Jerk Salmon Tacos with Pineapple Salsa
- 2 Loch Duart salmon fillets
- 1 tbsp Jerk seasoning
- 1 tbsp rapeseed oil
- 6 small, soft, corn tortilla wraps
- 165 g pineapple, diced
- 1 ripe avocados, diced
- ½ red onion, diced
- 2 small tomatoes, diced
- Juice of 1 lime
- 1 lime cut into wedges for serving
- Freshly chopped coriander
A real crowd pleaser, jerk seasoning pairs perfectly with the sweetness of the pineapple salsa in these salmon tacos. Full of healthy fats, this makes a great mid-week dinner.

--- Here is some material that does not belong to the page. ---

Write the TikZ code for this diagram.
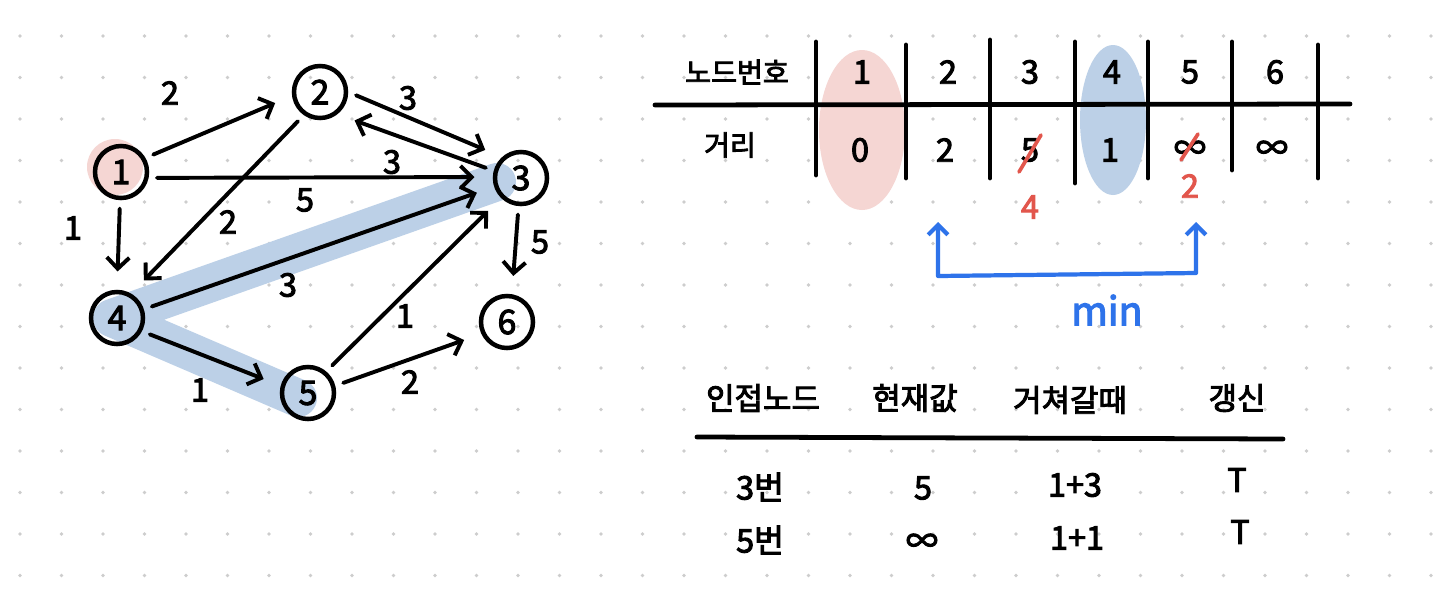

Preheat the oven to 220 degrees.
Place the salmon into a mixing bowl and mix well with a drizzle of olive oil and jerk seasoning.
When the oven comes up to temperature, place the salmon onto a non-stick baking tray (or use grease proof paper) and roast for 12-15 minutes.
Let the salmon rest and cool slightly, then flake into large pieces.
To make the pineapple salsa: In a medium bowl, add the pineapple, avocado, onion, tomatoes, and lime juice. Toss to combine.
Top tortillas with salmon, pineapple salsa, and coriander. Serve with lime wedges for squeezing.